Charts and diagrams as code
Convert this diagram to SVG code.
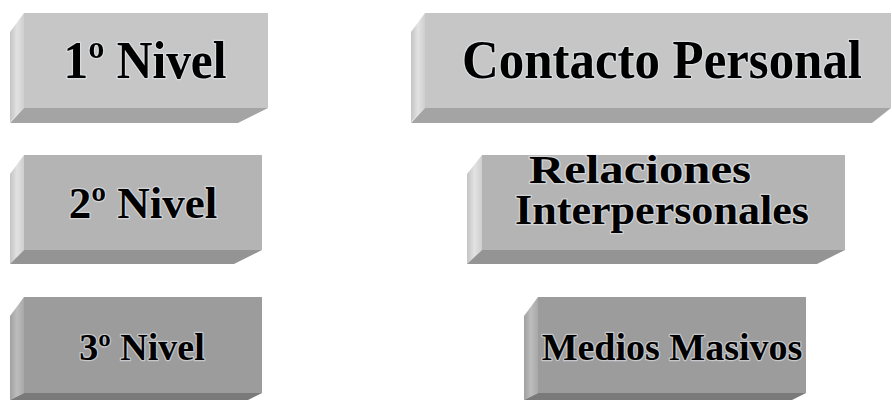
<svg xmlns="http://www.w3.org/2000/svg" width="892" height="400" viewBox="0 0 892 400">
<defs>
<linearGradient id="lf" x1="0" y1="0" x2="1" y2="0"><stop offset="0" stop-color="#c4c4c4"/><stop offset="0.5" stop-color="#e2e2e2"/><stop offset="1" stop-color="#cfcfcf"/></linearGradient>
<linearGradient id="lf3" x1="0" y1="0" x2="1" y2="0"><stop offset="0" stop-color="#a0a0a0"/><stop offset="0.5" stop-color="#bdbdbd"/><stop offset="1" stop-color="#a8a8a8"/></linearGradient>
</defs>
<style>
.t{font-family:"Liberation Serif","Times New Roman",serif;font-weight:bold;fill:#000;text-anchor:middle;stroke:#eef3f8;stroke-width:2.5;stroke-opacity:0.5;paint-order:stroke;stroke-linejoin:round}
.f1{fill:#c6c6c6}.b1{fill:#a4a4a4}
.f2{fill:#b4b4b4}.b2{fill:#949494}
.f3{fill:#9c9c9c}.b3{fill:#7a7a7a}
</style>
<rect width="892" height="400" fill="#ffffff"/>
<g id="n1">
<polygon points="24,13 10,32 10,122 24,108" fill="url(#lf)"/>
<polygon class="b1" points="24,108 268,108 238,123 10,123"/>
<rect class="f1" x="24" y="13" width="244" height="95"/>
<text class="t" x="145" y="78" font-size="52" textLength="163" lengthAdjust="spacingAndGlyphs">1º Nivel</text>
</g>
<g id="n2">
<polygon points="425,13 411,32 411,122 425,108" fill="url(#lf)"/>
<polygon class="b1" points="425,108 891,108 872,123 411,123"/>
<rect class="f1" x="425" y="13" width="466" height="95"/>
<text class="t" x="662" y="78" font-size="54" textLength="400" lengthAdjust="spacingAndGlyphs">Contacto Personal</text>
</g>
<g id="n3">
<polygon points="24,155 10,174 10,264 24,250" fill="url(#lf)"/>
<polygon class="b2" points="24,250 262,250 234,264 10,264"/>
<rect class="f2" x="24" y="155" width="238" height="95"/>
<text class="t" x="143" y="218" font-size="45">2º Nivel</text>
</g>
<g id="n4">
<polygon points="482,155 467,174 467,264 482,250" fill="url(#lf)"/>
<polygon class="b2" points="482,250 845,250 817,264 467,264"/>
<rect class="f2" x="482" y="155" width="363" height="95"/>
<text class="t" x="640" y="183" font-size="41" textLength="222" lengthAdjust="spacingAndGlyphs">Relaciones</text>
<text class="t" x="662" y="224" font-size="42" textLength="294" lengthAdjust="spacingAndGlyphs">Interpersonales</text>
</g>
<g id="n5">
<polygon points="24,297 10,316 10,400 24,393" fill="url(#lf3)"/>
<polygon class="b3" points="24,393 262,393 248,400 10,400"/>
<rect class="f3" x="24" y="297" width="238" height="96"/>
<text class="t" x="142" y="360" font-size="38">3º Nivel</text>
</g>
<g id="n6">
<polygon points="538,297 524,316 524,400 538,393" fill="url(#lf3)"/>
<polygon class="b3" points="538,393 806,393 792,400 524,400"/>
<rect class="f3" x="538" y="297" width="268" height="96"/>
<text class="t" x="672" y="360" font-size="38">Medios Masivos</text>
</g>
<g id="connectors"/>
</svg>
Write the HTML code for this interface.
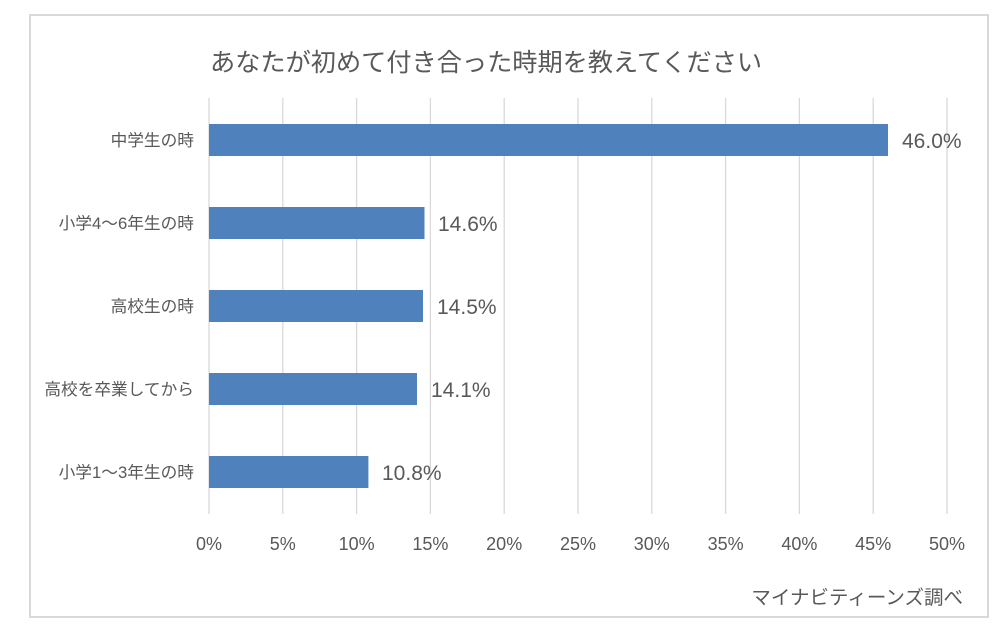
<!DOCTYPE html>
<html><head><meta charset="utf-8"><style>
body{margin:0;background:#fff;}
svg{display:block;}
text{font-family:"Liberation Sans","Noto Sans CJK JP",sans-serif;fill:#595959;}
</style></head><body>
<svg width="1001" height="631" viewBox="0 0 1001 631">
<rect x="30" y="15" width="958" height="602" fill="#fff" stroke="#d9d9d9" stroke-width="2"/>
<text x="210" y="71" font-size="25.2">あなたが初めて付き合った時期を教えてください</text>
<g stroke="#d9d9d9" stroke-width="1.3">
<line x1="209" y1="98" x2="209" y2="514"/>
<line x1="282.8" y1="98" x2="282.8" y2="514"/>
<line x1="356.6" y1="98" x2="356.6" y2="514"/>
<line x1="430.4" y1="98" x2="430.4" y2="514"/>
<line x1="504.2" y1="98" x2="504.2" y2="514"/>
<line x1="578" y1="98" x2="578" y2="514"/>
<line x1="651.8" y1="98" x2="651.8" y2="514"/>
<line x1="725.6" y1="98" x2="725.6" y2="514"/>
<line x1="799.4" y1="98" x2="799.4" y2="514"/>
<line x1="873.2" y1="98" x2="873.2" y2="514"/>
<line x1="947" y1="98" x2="947" y2="514"/>
</g>
<g fill="#4f81bd">
<rect x="209" y="124" width="679" height="32"/>
<rect x="209" y="207" width="215.5" height="32"/>
<rect x="209" y="290" width="214" height="32"/>
<rect x="209" y="373" width="208" height="32"/>
<rect x="209" y="456" width="159.4" height="32"/>
</g>
<g font-size="21">
<text x="902" y="148">46.0%</text>
<text x="438" y="231">14.6%</text>
<text x="437" y="314">14.5%</text>
<text x="431" y="397">14.1%</text>
<text x="382" y="480">10.8%</text>
</g>
<g font-size="16.7" text-anchor="end">
<text x="194" y="146">中学生の時</text>
<text x="194" y="229">小学4～6年生の時</text>
<text x="194" y="312">高校生の時</text>
<text x="194" y="395">高校を卒業してから</text>
<text x="194" y="478">小学1～3年生の時</text>
</g>
<g font-size="18" text-anchor="middle">
<text x="209" y="550">0%</text>
<text x="282.8" y="550">5%</text>
<text x="356.6" y="550">10%</text>
<text x="430.4" y="550">15%</text>
<text x="504.2" y="550">20%</text>
<text x="578" y="550">25%</text>
<text x="651.8" y="550">30%</text>
<text x="725.6" y="550">35%</text>
<text x="799.4" y="550">40%</text>
<text x="873.2" y="550">45%</text>
<text x="947" y="550">50%</text>
</g>
<text x="963" y="604" font-size="19.5" text-anchor="end">マイナビティーンズ調べ</text>
</svg>
</body></html>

- **What is being asked**
Leaving the pictures aside, transcribe the entire listing exactly.

- **Result of the exercise**
Convert this diagram to SVG code.
<svg xmlns="http://www.w3.org/2000/svg" width="892" height="400" viewBox="0 0 892 400">
<defs>
<linearGradient id="lf" x1="0" y1="0" x2="1" y2="0"><stop offset="0" stop-color="#c4c4c4"/><stop offset="0.5" stop-color="#e2e2e2"/><stop offset="1" stop-color="#cfcfcf"/></linearGradient>
<linearGradient id="lf3" x1="0" y1="0" x2="1" y2="0"><stop offset="0" stop-color="#a0a0a0"/><stop offset="0.5" stop-color="#bdbdbd"/><stop offset="1" stop-color="#a8a8a8"/></linearGradient>
</defs>
<style>
.t{font-family:"Liberation Serif","Times New Roman",serif;font-weight:bold;fill:#000;text-anchor:middle;stroke:#eef3f8;stroke-width:2.5;stroke-opacity:0.5;paint-order:stroke;stroke-linejoin:round}
.f1{fill:#c6c6c6}.b1{fill:#a4a4a4}
.f2{fill:#b4b4b4}.b2{fill:#949494}
.f3{fill:#9c9c9c}.b3{fill:#7a7a7a}
</style>
<rect width="892" height="400" fill="#ffffff"/>
<g id="n1">
<polygon points="24,13 10,32 10,122 24,108" fill="url(#lf)"/>
<polygon class="b1" points="24,108 268,108 238,123 10,123"/>
<rect class="f1" x="24" y="13" width="244" height="95"/>
<text class="t" x="145" y="78" font-size="52" textLength="163" lengthAdjust="spacingAndGlyphs">1º Nivel</text>
</g>
<g id="n2">
<polygon points="425,13 411,32 411,122 425,108" fill="url(#lf)"/>
<polygon class="b1" points="425,108 891,108 872,123 411,123"/>
<rect class="f1" x="425" y="13" width="466" height="95"/>
<text class="t" x="662" y="78" font-size="54" textLength="400" lengthAdjust="spacingAndGlyphs">Contacto Personal</text>
</g>
<g id="n3">
<polygon points="24,155 10,174 10,264 24,250" fill="url(#lf)"/>
<polygon class="b2" points="24,250 262,250 234,264 10,264"/>
<rect class="f2" x="24" y="155" width="238" height="95"/>
<text class="t" x="143" y="218" font-size="45">2º Nivel</text>
</g>
<g id="n4">
<polygon points="482,155 467,174 467,264 482,250" fill="url(#lf)"/>
<polygon class="b2" points="482,250 845,250 817,264 467,264"/>
<rect class="f2" x="482" y="155" width="363" height="95"/>
<text class="t" x="640" y="183" font-size="41" textLength="222" lengthAdjust="spacingAndGlyphs">Relaciones</text>
<text class="t" x="662" y="224" font-size="42" textLength="294" lengthAdjust="spacingAndGlyphs">Interpersonales</text>
</g>
<g id="n5">
<polygon points="24,297 10,316 10,400 24,393" fill="url(#lf3)"/>
<polygon class="b3" points="24,393 262,393 248,400 10,400"/>
<rect class="f3" x="24" y="297" width="238" height="96"/>
<text class="t" x="142" y="360" font-size="38">3º Nivel</text>
</g>
<g id="n6">
<polygon points="538,297 524,316 524,400 538,393" fill="url(#lf3)"/>
<polygon class="b3" points="538,393 806,393 792,400 524,400"/>
<rect class="f3" x="538" y="297" width="268" height="96"/>
<text class="t" x="672" y="360" font-size="38">Medios Masivos</text>
</g>
<g id="connectors"/>
</svg>
Write the HTML code for this interface.
<!DOCTYPE html>
<html><head><meta charset="utf-8"><style>
body{margin:0;background:#fff;}
svg{display:block;}
text{font-family:"Liberation Sans","Noto Sans CJK JP",sans-serif;fill:#595959;}
</style></head><body>
<svg width="1001" height="631" viewBox="0 0 1001 631">
<rect x="30" y="15" width="958" height="602" fill="#fff" stroke="#d9d9d9" stroke-width="2"/>
<text x="210" y="71" font-size="25.2">あなたが初めて付き合った時期を教えてください</text>
<g stroke="#d9d9d9" stroke-width="1.3">
<line x1="209" y1="98" x2="209" y2="514"/>
<line x1="282.8" y1="98" x2="282.8" y2="514"/>
<line x1="356.6" y1="98" x2="356.6" y2="514"/>
<line x1="430.4" y1="98" x2="430.4" y2="514"/>
<line x1="504.2" y1="98" x2="504.2" y2="514"/>
<line x1="578" y1="98" x2="578" y2="514"/>
<line x1="651.8" y1="98" x2="651.8" y2="514"/>
<line x1="725.6" y1="98" x2="725.6" y2="514"/>
<line x1="799.4" y1="98" x2="799.4" y2="514"/>
<line x1="873.2" y1="98" x2="873.2" y2="514"/>
<line x1="947" y1="98" x2="947" y2="514"/>
</g>
<g fill="#4f81bd">
<rect x="209" y="124" width="679" height="32"/>
<rect x="209" y="207" width="215.5" height="32"/>
<rect x="209" y="290" width="214" height="32"/>
<rect x="209" y="373" width="208" height="32"/>
<rect x="209" y="456" width="159.4" height="32"/>
</g>
<g font-size="21">
<text x="902" y="148">46.0%</text>
<text x="438" y="231">14.6%</text>
<text x="437" y="314">14.5%</text>
<text x="431" y="397">14.1%</text>
<text x="382" y="480">10.8%</text>
</g>
<g font-size="16.7" text-anchor="end">
<text x="194" y="146">中学生の時</text>
<text x="194" y="229">小学4～6年生の時</text>
<text x="194" y="312">高校生の時</text>
<text x="194" y="395">高校を卒業してから</text>
<text x="194" y="478">小学1～3年生の時</text>
</g>
<g font-size="18" text-anchor="middle">
<text x="209" y="550">0%</text>
<text x="282.8" y="550">5%</text>
<text x="356.6" y="550">10%</text>
<text x="430.4" y="550">15%</text>
<text x="504.2" y="550">20%</text>
<text x="578" y="550">25%</text>
<text x="651.8" y="550">30%</text>
<text x="725.6" y="550">35%</text>
<text x="799.4" y="550">40%</text>
<text x="873.2" y="550">45%</text>
<text x="947" y="550">50%</text>
</g>
<text x="963" y="604" font-size="19.5" text-anchor="end">マイナビティーンズ調べ</text>
</svg>
</body></html>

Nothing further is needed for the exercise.